К счастью, уцелела на пленке запись беседы Казакова с Б. Зайцевым («Новый мир», 1990, № 7). Старый писатель рассказывал тогда о себе, о своей кровной причастности к русской деревне, о том, что все его детство и ранняя молодость – родился он в Орле в 1881 году – прошли в захудалом именьице под Калугой; рассказывал о московском литературном кружке «Среда», где, по его словам, главными действующими лицами были Л. Андреев, Н. Телешов, куда наведывался Чехов; где приблизительно в 1902 году он познакомился с Буниным и тот ему сразу «как-то понравился непосредственно, внеразумно». Отношения с Буниным складывались у Б. Зайцева не совсем равноправные – Бунин был старше на одиннадцать лет, – складывались своеобразно: «Я находился, – рассказывал Б. Зайцев Казакову, – на грани между декадентством, символизмом, с одной стороны, а другим концом как-то к реалистическому лагерю более принадлежал. Так что мое положение было такое, что все мои приятели, многие, и знакомые левого крыла, литературного, они на Бунина всегда нападали как на реалиста, и я всегда защищал его с этой стороны… С другой стороны, Бунин всегда их ругал, понимаете, вот Блока там, Белого, – и тут я ему возражал…» Общение с Буниным продолжалось у Б. Зайцева полвека. Он вспоминал о Вере Муромцевой, с которой дружила его жена и которую Бунин, не обвенчавшись, увез в 1907 году в путешествие в Палестину; о московских празднествах в 1910 году, когда Бунин «получил академика»; об их встрече в Париже в 1920-х годах; о частых поездках в Грасс; о том, каким небывалым событием для всей русской эмиграции стало присуждение Бунину Нобелевской премии; о последних годах Бунина, когда он со многими из эмигрантов, в том числе и с Б. Зайцевым, перессорился…

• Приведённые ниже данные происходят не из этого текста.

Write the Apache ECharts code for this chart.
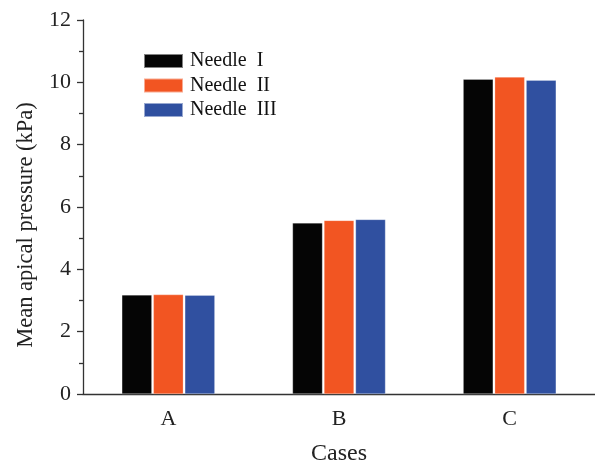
<!DOCTYPE html>
<html><head><meta charset="utf-8">
<script src="https://cdn.jsdelivr.net/npm/echarts@6/dist/echarts.min.js"></script>
<style>html,body{margin:0;padding:0;background:#fff}#c{width:595px;height:471px}</style>
</head><body><div id="c"></div>
<script>
var categories = ['A', 'B', 'C'];
var seriesNames = ['Needle  I', 'Needle  II', 'Needle  III'];
var needle1 = [3.18, 5.49, 10.10];
var needle2 = [3.19, 5.57, 10.17];
var needle3 = [3.17, 5.60, 10.07];
var yTicks = [0, 2, 4, 6, 8, 10, 12];
var colors = ['#050505', '#F25522', '#3050A0'];
var FONT = '"Liberation Serif", "Times New Roman", serif';
var chart = echarts.init(document.getElementById('c'));
var vals = [needle1, needle2, needle3];
chart.setOption({
  animation: false,
  textStyle: {fontFamily: FONT},
  grid: {left: 83, top: 20, width: 512, height: 380, containLabel: false},
  legend: {
    left: 143, top: 51, orient: 'vertical', icon: 'rect', padding: 0,
    itemWidth: 39, itemHeight: 14, itemGap: 4.5,
    textStyle: {fontFamily: FONT, fontSize: 20, color: '#111', padding: [0, 0, 0, 2]},
    data: seriesNames
  },
  xAxis: [{
    type: 'category', data: categories,
    name: 'Cases', nameLocation: 'middle', nameGap: 48,
    nameTextStyle: {fontFamily: FONT, fontSize: 24, color: '#222'},
    axisLine: {lineStyle: {color: '#333', width: 1.3}},
    axisTick: {alignWithLabel: true, length: 6, lineStyle: {color: '#333', width: 1.3}},
    axisLabel: {fontFamily: FONT, fontSize: 22, color: '#222', margin: 14}
  }, {
    type: 'category', data: categories, position: 'bottom',
    axisLine: {show: false},
    axisTick: {alignWithLabel: false, length: 4, lineStyle: {color: '#333', width: 1.3}},
    axisLabel: {show: false}
  }],
  yAxis: {
    type: 'value', min: 0, max: 12, interval: 2,
    name: 'Mean apical pressure (kPa)', nameLocation: 'middle', nameGap: 45,
    nameTextStyle: {fontFamily: FONT, fontSize: 22.5, color: '#222', padding: [0, 0, 0, -36]},
    axisLine: {show: true, lineStyle: {color: '#333', width: 1.3}},
    axisTick: {show: true, length: 6, lineStyle: {color: '#333', width: 1.3}},
    minorTick: {show: true, splitNumber: 2, length: 4, lineStyle: {color: '#333', width: 1.3}},
    splitLine: {show: false},
    axisLabel: {fontFamily: FONT, fontSize: 22, color: '#222', margin: 12,
      formatter: function (v) { return yTicks.indexOf(v) >= 0 ? String(v) : ''; }}
  },
  series: seriesNames.map(function (n, i) {
    return {
      name: n, type: 'bar', data: vals[i], barWidth: 30, barGap: '5%',
      itemStyle: {color: colors[i], borderColor: 'rgba(255,255,255,0.5)', borderWidth: 0.5}
    };
  })
});
</script></body></html>
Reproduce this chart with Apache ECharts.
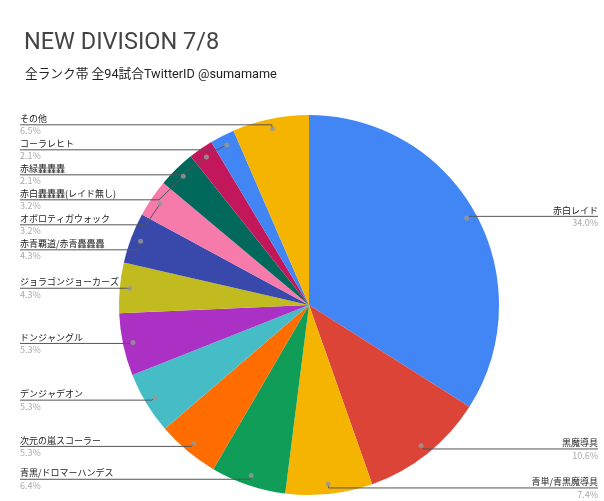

Интересуясь прежде всего Буниным, Казаков вел в этой беседе, если угодно, и свою партию. Остро чувствуя, что перед ним «живая история», он тем не менее не робел, держался открыто, говорил, что ему больно думать о годах, которые провели здесь, вдали от своего народа, русские писатели. Б. Зайцев объяснял, что «с этим миром» у них ничего общего нет, за сорок лет он так и не выучился толком французскому языку, а вот наиболее зрелые свои произведения эмигранты написали как раз за рубежом своей страны – произведения, «конечно, связанные с Россией, явно», – да и жили они все это время «собственно, Россией – внутренно, но не Россией революционной, нет, это нет», это был для них тоже мир чуждый и далекий. В разговоре у них возникла тема участия или неучастия писателя в общественных делах, и Б. Зайцев признался, что из-за характера своего «был чрезвычайно далек от всякой общественности всегда», на что Казаков возразил: «Писатель может не участвовать в общественных делах, то есть не выступать на собраниях, не писать статей, не быть там председателем разных комитетов и так далее. Но писатель не может отстраниться от жизни своей страны, своего народа. Не только своего народа, но вообще всего мира. Писателя, как и любого человека, не могут не волновать какие-то события в мире…» И добавлял, что недавно тут не доспорил с молодым французским авангардистом, который считает писателей вообще свободными от ответственности перед обществом, однако он, Казаков, «не понимает достоинства этой свободы». И Б. Зайцев с ним соглашался: «Это неверно, все ответственны…»
Вот такой вели они разговор. Не только Бунин, сама Россия была предметом их размышлений.
Не знаю, сколь обстоятельно Казаков читал книги Б. Зайцева, имевшего в свое время репутацию «поэта прозы», – Куприн называл его талант «таким простым, вдумчивым, элегическим, таким тонким», – но, без сомнения, он обнаружил бы в зайцевской манере немало для себя родственного: и лиричность, и музыкальность, и сильно развитое чувство природы, и автобиографизм, переплавленный в исповедь очевидца трагической эпохи. Им обоим, и тому и другому, разделенным, казалось бы, пропастью лет, был одинаково дорог «пейзаж и климат русской литературы», душевный и трогательный, как писал Б. Зайцев, «человечнейший и христианнейший из всех».